Ainhoa Vázquez Mejías. Doctora en Literatura Latinoamericana por la Pontificia Universidad Católica de Chile, investigadora y docente universitaria. Lleva más de diez años trabajando con temas vinculados a la narcocultura y la violencia de género. Ha publicado más de cuarenta artículos académicos sobre dichos temas en revistas internacionales especializadas. Es autora de los libros No mirar. Tres razones para defender las narcoseries (México, Universidad Autónoma de Chihuahua / Universidad Autónoma de Sinaloa, 2020), Feminicidio en Chile. Una realidad ficcionada(Cuarto Propio, 2015), y editora del libro Narcocultura de norte a sur: una mirada cultural al fenómeno del narco(México, Centro de Investigaciones sobre América del Norte-Universidad Nacional Autónoma de México / Universidad Autónoma de Chihuahua, 2017).

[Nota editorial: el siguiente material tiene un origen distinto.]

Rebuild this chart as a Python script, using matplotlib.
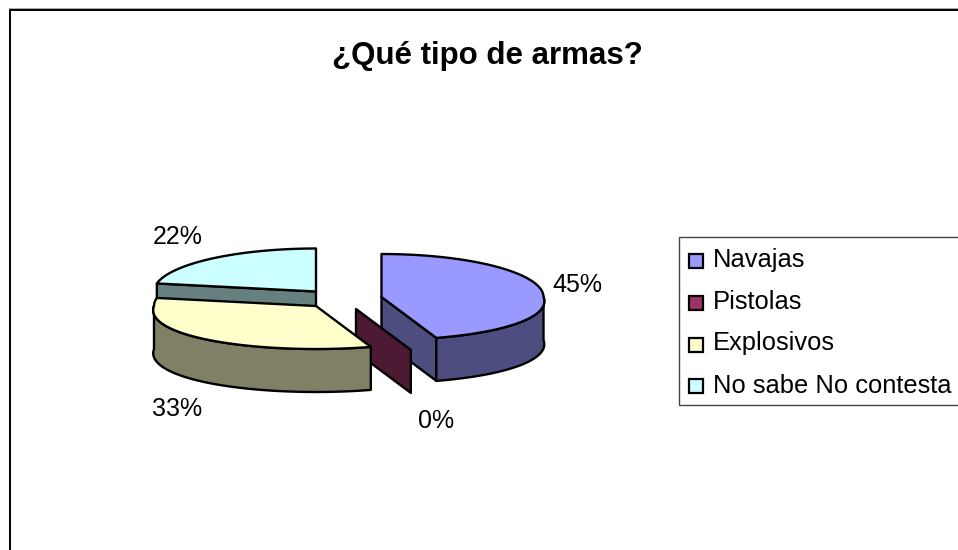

Andrea Ocampo Cea. Escritora, comunicadora e investigadora sobre cultura urbana desde una perspectiva de derechos humanos y juventudes. Lic. en Filosofía y tesista del Magíster en Estéticas Urbanas de la Pontificia Universidad Católica de Chile. Autora de Ciertos ruidos: nuevas tribus urbanas chilenas (Planeta, 2009), Patio 29: la democracia imaginaria(Animita Cartonera, 2007) y del poemario Piñata (Ripio, 2011), además de artículos académicos como «Reggaetón y academia, apropiaciones, desapropiaciones y estéticas de resistencia (Chile, 2016 – 2021)», entre otros. Con veinte años de registro, divulgación e investigación sobre fenómenos juveniles y la cultura urbana, ha publicado en medios como VICE en Español, Nylon, Zona de Obras, Anfibia y Paula. Es jurado de los Premios Pulsar en categoría género urbano. Ha sido Becaria de la Fundación Neruda, tallerista y profesora de Balmaceda Arte Joven, así como participante de los talleres de escritura de Guadalupe Santa Cruz y Mauricio Redolés.